James isn’t talking about fraternizing with unbelievers or befriending those in lives of sin who don’t seek repentance. The friendship I believe he’s talking about is one that is bonded over shared qualities. We’re called as Christians to love everyone and to go out into the world, but we’re also told that we’re peculiar, different, set apart. So the enemy of God is one who conforms to the world and doesn’t reform to the ways of God.

What, then, are qualities and ways of the world? Hate. Jealousy. Bitterness. Judgement. Things that tear people apart instead of uniting them, that hurt instead of heal, that breed loneliness instead of lovingness.

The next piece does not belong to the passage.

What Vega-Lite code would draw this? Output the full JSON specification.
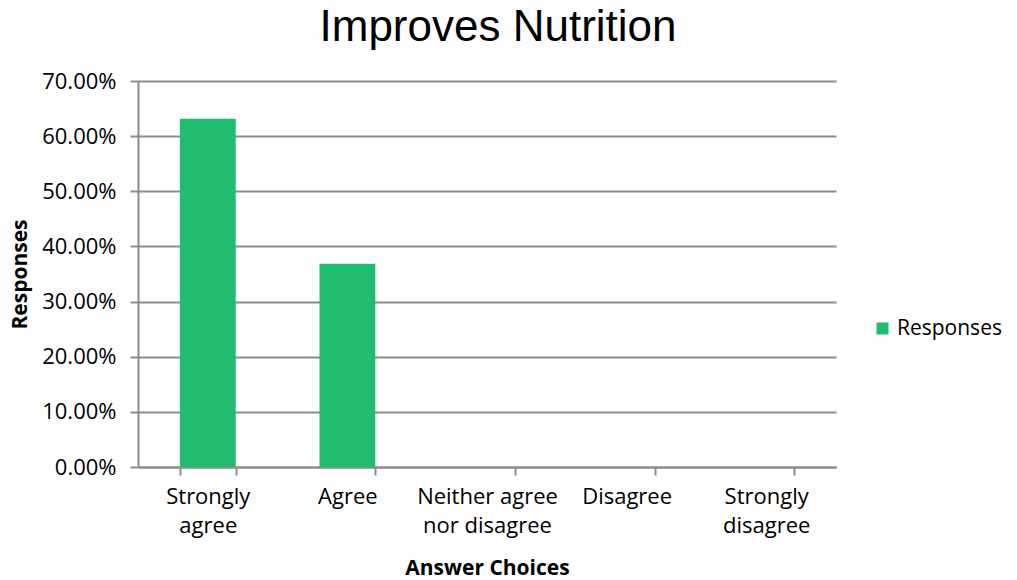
{
  "$schema": "https://vega.github.io/schema/vega-lite/v6.json",
  "width": 698,
  "height": 386,
  "autosize": {"type": "none"},
  "padding": {"left": 138, "top": 81, "right": 181, "bottom": 113},
  "background": "white",
  "title": {
    "text": "Improves Nutrition",
    "font": "Liberation Sans",
    "fontSize": 44,
    "fontWeight": "normal",
    "color": "#000000",
    "anchor": "middle",
    "dx": 11,
    "offset": 20
  },
  "data": {
    "values": [
      {"choice": "Strongly agree", "series": "Responses", "value": 0.6316},
      {"choice": "Agree", "series": "Responses", "value": 0.3684},
      {"choice": "Neither agree nor disagree", "series": "Responses", "value": 0},
      {"choice": "Disagree", "series": "Responses", "value": 0},
      {"choice": "Strongly disagree", "series": "Responses", "value": 0}
    ]
  },
  "mark": {"type": "bar"},
  "encoding": {
    "x": {
      "field": "choice",
      "type": "nominal",
      "sort": null,
      "scale": {"paddingInner": 0.6, "paddingOuter": 0.3},
      "axis": {
        "title": "Answer Choices",
        "titleFont": "Open Sans",
        "titleFontSize": 21,
        "titleFontWeight": "bold",
        "titleColor": "#000",
        "titlePadding": 21,
        "labelAngle": 0,
        "labelFont": "Open Sans",
        "labelFontSize": 22,
        "labelColor": "#000",
        "labelPadding": 11,
        "labelLineHeight": 29,
        "labelExpr": "datum.value == 'Strongly agree' ? ['Strongly', 'agree'] : datum.value == 'Neither agree nor disagree' ? ['Neither agree', 'nor disagree'] : datum.value == 'Strongly disagree' ? ['Strongly', 'disagree'] : datum.value",
        "tickBand": "extent",
        "ticks": true,
        "tickSize": 8,
        "tickColor": "#8c8c8c",
        "tickWidth": 2,
        "domainColor": "#8c8c8c",
        "domainWidth": 2,
        "grid": false
      }
    },
    "y": {
      "field": "value",
      "type": "quantitative",
      "scale": {"domain": [0, 0.7]},
      "axis": {
        "title": "Responses",
        "titleFont": "Open Sans",
        "titleFontSize": 21,
        "titleFontWeight": "bold",
        "titleColor": "#000",
        "titlePadding": 11,
        "format": ".2%",
        "values": [0, 0.1, 0.2, 0.3, 0.4, 0.5, 0.6, 0.7],
        "labelFont": "Open Sans",
        "labelFontSize": 22,
        "labelColor": "#000",
        "labelPadding": 14,
        "tickSize": 8,
        "tickColor": "#8c8c8c",
        "tickWidth": 2,
        "domainColor": "#8c8c8c",
        "domainWidth": 2,
        "gridColor": "#8c8c8c",
        "gridWidth": 2
      }
    },
    "color": {
      "field": "series",
      "type": "nominal",
      "scale": {"range": ["#20BD6F"]},
      "legend": {
        "title": null,
        "orient": "none",
        "legendX": 734,
        "legendY": 237,
        "symbolType": "square",
        "symbolSize": 144,
        "labelFont": "Open Sans",
        "labelFontSize": 21,
        "labelColor": "#000",
        "labelOffset": 4
      }
    }
  },
  "config": {"view": {"stroke": null}}
}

And so James says in verses 11 and 12 (NRSV), “Do not speak evil against one another, brothers and sisters. Whoever speaks evil against another or judges another, speaks evil against the law and judges the law; but if you judge the law, you are not a doer of the law but a judge. There is one lawgiver and judge who is able to save and to destroy. So who, then, are you to judge your neighbor?”

As someone who’s been both a judge and the one being judged, I love this scripture. It’s blunt, yes, but it’s also a little defensive, and it’s a similar defensiveness towards those being judged that Jesus had in the scriptures.

We all sin. That’s a fact. My inclinations may be different than yours. Your brand of sin may differ from the next person’s, but in God’s eyes, it’s all sin. It hurts Him equally even if it doesn’t destroy us equally.

Judgment of others is a quality of the world. A contest to see who’s better than who simply to make someone have a fleeting sense of superiority. All it does is hurt and divide.

No one is better than anyone else. The scent of sin rests on all of us. I’m every bit as unworthy of God’s mercy as you are, and you’re every bit as loved by God as I am.

James warns us of jealousy, judgment, and other habits of the world. They do us no favors, and they separate us from God. To improve our quality of life, we must turn entirely to God and leave our harmful ways behind. Just think of what God would give us and what He would take from us.